▸ **What the exercise asks**: Output every line of the material exactly, omitting images.

------------------------------------

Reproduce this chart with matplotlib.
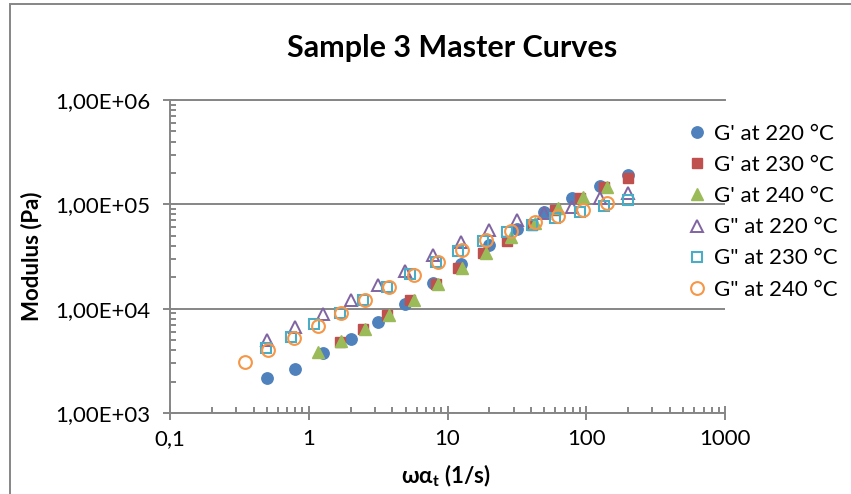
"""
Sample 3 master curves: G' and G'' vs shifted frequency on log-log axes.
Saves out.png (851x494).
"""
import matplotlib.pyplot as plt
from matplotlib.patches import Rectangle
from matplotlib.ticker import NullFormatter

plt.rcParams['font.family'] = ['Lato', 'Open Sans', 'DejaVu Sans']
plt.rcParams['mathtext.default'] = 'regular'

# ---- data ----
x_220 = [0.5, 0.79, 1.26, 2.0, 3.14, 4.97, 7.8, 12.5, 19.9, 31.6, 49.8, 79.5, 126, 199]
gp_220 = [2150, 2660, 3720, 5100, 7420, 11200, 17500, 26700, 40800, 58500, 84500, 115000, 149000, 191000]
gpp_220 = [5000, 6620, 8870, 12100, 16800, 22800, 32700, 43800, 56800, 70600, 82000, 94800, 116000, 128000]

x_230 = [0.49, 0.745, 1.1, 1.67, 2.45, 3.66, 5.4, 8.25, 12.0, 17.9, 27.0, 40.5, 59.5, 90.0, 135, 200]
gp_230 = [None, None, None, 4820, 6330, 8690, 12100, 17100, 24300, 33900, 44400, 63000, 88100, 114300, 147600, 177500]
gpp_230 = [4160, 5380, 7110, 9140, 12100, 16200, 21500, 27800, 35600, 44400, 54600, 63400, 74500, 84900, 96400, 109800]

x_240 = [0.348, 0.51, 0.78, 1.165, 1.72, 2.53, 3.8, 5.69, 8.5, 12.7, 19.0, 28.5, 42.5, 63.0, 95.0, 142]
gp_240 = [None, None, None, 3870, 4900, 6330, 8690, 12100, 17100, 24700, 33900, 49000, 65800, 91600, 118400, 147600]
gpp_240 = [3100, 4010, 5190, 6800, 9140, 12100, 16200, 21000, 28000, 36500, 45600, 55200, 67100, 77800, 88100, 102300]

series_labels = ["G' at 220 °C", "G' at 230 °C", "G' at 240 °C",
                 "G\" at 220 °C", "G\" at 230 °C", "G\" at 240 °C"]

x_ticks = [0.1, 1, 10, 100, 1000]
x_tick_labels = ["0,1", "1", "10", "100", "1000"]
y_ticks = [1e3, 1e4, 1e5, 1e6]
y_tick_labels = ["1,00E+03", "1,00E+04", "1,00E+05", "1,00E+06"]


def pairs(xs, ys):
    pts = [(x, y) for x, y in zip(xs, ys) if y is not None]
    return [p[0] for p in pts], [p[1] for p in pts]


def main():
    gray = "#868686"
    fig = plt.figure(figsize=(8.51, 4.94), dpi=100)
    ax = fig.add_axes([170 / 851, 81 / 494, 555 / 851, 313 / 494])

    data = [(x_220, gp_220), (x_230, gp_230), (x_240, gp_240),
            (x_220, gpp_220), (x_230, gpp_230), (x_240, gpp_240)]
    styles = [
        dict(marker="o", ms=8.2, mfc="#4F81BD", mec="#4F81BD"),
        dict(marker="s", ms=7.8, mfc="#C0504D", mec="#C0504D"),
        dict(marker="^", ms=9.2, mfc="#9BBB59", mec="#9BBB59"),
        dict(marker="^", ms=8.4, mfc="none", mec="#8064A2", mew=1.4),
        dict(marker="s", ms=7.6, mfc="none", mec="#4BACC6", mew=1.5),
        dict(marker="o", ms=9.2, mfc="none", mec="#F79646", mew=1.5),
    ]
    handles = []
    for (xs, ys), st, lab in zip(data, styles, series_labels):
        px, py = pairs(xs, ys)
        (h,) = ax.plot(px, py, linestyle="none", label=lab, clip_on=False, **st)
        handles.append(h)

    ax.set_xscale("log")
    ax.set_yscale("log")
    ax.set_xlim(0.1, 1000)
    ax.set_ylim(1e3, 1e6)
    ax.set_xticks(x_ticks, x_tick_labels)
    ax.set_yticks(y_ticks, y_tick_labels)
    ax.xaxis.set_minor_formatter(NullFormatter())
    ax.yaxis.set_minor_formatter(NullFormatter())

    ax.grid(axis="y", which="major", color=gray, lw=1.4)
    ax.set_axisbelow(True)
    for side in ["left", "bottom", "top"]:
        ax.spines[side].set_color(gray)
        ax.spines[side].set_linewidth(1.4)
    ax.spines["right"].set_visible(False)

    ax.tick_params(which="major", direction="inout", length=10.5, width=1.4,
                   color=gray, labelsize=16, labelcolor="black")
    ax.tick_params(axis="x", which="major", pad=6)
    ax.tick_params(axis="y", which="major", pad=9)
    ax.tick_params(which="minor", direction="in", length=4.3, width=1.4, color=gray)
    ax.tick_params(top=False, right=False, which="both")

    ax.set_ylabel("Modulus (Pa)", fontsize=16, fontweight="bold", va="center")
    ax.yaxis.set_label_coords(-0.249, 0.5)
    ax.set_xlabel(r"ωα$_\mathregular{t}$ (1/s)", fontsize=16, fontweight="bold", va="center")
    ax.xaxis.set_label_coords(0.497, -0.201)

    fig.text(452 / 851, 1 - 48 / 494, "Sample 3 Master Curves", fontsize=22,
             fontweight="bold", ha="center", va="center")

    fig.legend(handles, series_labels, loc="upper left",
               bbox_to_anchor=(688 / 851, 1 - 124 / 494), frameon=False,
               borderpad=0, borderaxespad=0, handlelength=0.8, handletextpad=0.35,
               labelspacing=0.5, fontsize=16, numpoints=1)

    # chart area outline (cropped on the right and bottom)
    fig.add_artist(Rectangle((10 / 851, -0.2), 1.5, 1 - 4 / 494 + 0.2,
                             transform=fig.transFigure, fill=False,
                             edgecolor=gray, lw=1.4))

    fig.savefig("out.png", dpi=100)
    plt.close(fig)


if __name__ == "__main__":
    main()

------------------------------------

▸ **Task response**:
Reproduce this chart with matplotlib.
"""
Sample 3 master curves: G' and G'' vs shifted frequency on log-log axes.
Saves out.png (851x494).
"""
import matplotlib.pyplot as plt
from matplotlib.patches import Rectangle
from matplotlib.ticker import NullFormatter

plt.rcParams['font.family'] = ['Lato', 'Open Sans', 'DejaVu Sans']
plt.rcParams['mathtext.default'] = 'regular'

# ---- data ----
x_220 = [0.5, 0.79, 1.26, 2.0, 3.14, 4.97, 7.8, 12.5, 19.9, 31.6, 49.8, 79.5, 126, 199]
gp_220 = [2150, 2660, 3720, 5100, 7420, 11200, 17500, 26700, 40800, 58500, 84500, 115000, 149000, 191000]
gpp_220 = [5000, 6620, 8870, 12100, 16800, 22800, 32700, 43800, 56800, 70600, 82000, 94800, 116000, 128000]

x_230 = [0.49, 0.745, 1.1, 1.67, 2.45, 3.66, 5.4, 8.25, 12.0, 17.9, 27.0, 40.5, 59.5, 90.0, 135, 200]
gp_230 = [None, None, None, 4820, 6330, 8690, 12100, 17100, 24300, 33900, 44400, 63000, 88100, 114300, 147600, 177500]
gpp_230 = [4160, 5380, 7110, 9140, 12100, 16200, 21500, 27800, 35600, 44400, 54600, 63400, 74500, 84900, 96400, 109800]

x_240 = [0.348, 0.51, 0.78, 1.165, 1.72, 2.53, 3.8, 5.69, 8.5, 12.7, 19.0, 28.5, 42.5, 63.0, 95.0, 142]
gp_240 = [None, None, None, 3870, 4900, 6330, 8690, 12100, 17100, 24700, 33900, 49000, 65800, 91600, 118400, 147600]
gpp_240 = [3100, 4010, 5190, 6800, 9140, 12100, 16200, 21000, 28000, 36500, 45600, 55200, 67100, 77800, 88100, 102300]

series_labels = ["G' at 220 °C", "G' at 230 °C", "G' at 240 °C",
                 "G\" at 220 °C", "G\" at 230 °C", "G\" at 240 °C"]

x_ticks = [0.1, 1, 10, 100, 1000]
x_tick_labels = ["0,1", "1", "10", "100", "1000"]
y_ticks = [1e3, 1e4, 1e5, 1e6]
y_tick_labels = ["1,00E+03", "1,00E+04", "1,00E+05", "1,00E+06"]


def pairs(xs, ys):
    pts = [(x, y) for x, y in zip(xs, ys) if y is not None]
    return [p[0] for p in pts], [p[1] for p in pts]


def main():
    gray = "#868686"
    fig = plt.figure(figsize=(8.51, 4.94), dpi=100)
    ax = fig.add_axes([170 / 851, 81 / 494, 555 / 851, 313 / 494])

    data = [(x_220, gp_220), (x_230, gp_230), (x_240, gp_240),
            (x_220, gpp_220), (x_230, gpp_230), (x_240, gpp_240)]
    styles = [
        dict(marker="o", ms=8.2, mfc="#4F81BD", mec="#4F81BD"),
        dict(marker="s", ms=7.8, mfc="#C0504D", mec="#C0504D"),
        dict(marker="^", ms=9.2, mfc="#9BBB59", mec="#9BBB59"),
        dict(marker="^", ms=8.4, mfc="none", mec="#8064A2", mew=1.4),
        dict(marker="s", ms=7.6, mfc="none", mec="#4BACC6", mew=1.5),
        dict(marker="o", ms=9.2, mfc="none", mec="#F79646", mew=1.5),
    ]
    handles = []
    for (xs, ys), st, lab in zip(data, styles, series_labels):
        px, py = pairs(xs, ys)
        (h,) = ax.plot(px, py, linestyle="none", label=lab, clip_on=False, **st)
        handles.append(h)

    ax.set_xscale("log")
    ax.set_yscale("log")
    ax.set_xlim(0.1, 1000)
    ax.set_ylim(1e3, 1e6)
    ax.set_xticks(x_ticks, x_tick_labels)
    ax.set_yticks(y_ticks, y_tick_labels)
    ax.xaxis.set_minor_formatter(NullFormatter())
    ax.yaxis.set_minor_formatter(NullFormatter())

    ax.grid(axis="y", which="major", color=gray, lw=1.4)
    ax.set_axisbelow(True)
    for side in ["left", "bottom", "top"]:
        ax.spines[side].set_color(gray)
        ax.spines[side].set_linewidth(1.4)
    ax.spines["right"].set_visible(False)

    ax.tick_params(which="major", direction="inout", length=10.5, width=1.4,
                   color=gray, labelsize=16, labelcolor="black")
    ax.tick_params(axis="x", which="major", pad=6)
    ax.tick_params(axis="y", which="major", pad=9)
    ax.tick_params(which="minor", direction="in", length=4.3, width=1.4, color=gray)
    ax.tick_params(top=False, right=False, which="both")

    ax.set_ylabel("Modulus (Pa)", fontsize=16, fontweight="bold", va="center")
    ax.yaxis.set_label_coords(-0.249, 0.5)
    ax.set_xlabel(r"ωα$_\mathregular{t}$ (1/s)", fontsize=16, fontweight="bold", va="center")
    ax.xaxis.set_label_coords(0.497, -0.201)

    fig.text(452 / 851, 1 - 48 / 494, "Sample 3 Master Curves", fontsize=22,
             fontweight="bold", ha="center", va="center")

    fig.legend(handles, series_labels, loc="upper left",
               bbox_to_anchor=(688 / 851, 1 - 124 / 494), frameon=False,
               borderpad=0, borderaxespad=0, handlelength=0.8, handletextpad=0.35,
               labelspacing=0.5, fontsize=16, numpoints=1)

    # chart area outline (cropped on the right and bottom)
    fig.add_artist(Rectangle((10 / 851, -0.2), 1.5, 1 - 4 / 494 + 0.2,
                             transform=fig.transFigure, fill=False,
                             edgecolor=gray, lw=1.4))

    fig.savefig("out.png", dpi=100)
    plt.close(fig)


if __name__ == "__main__":
    main()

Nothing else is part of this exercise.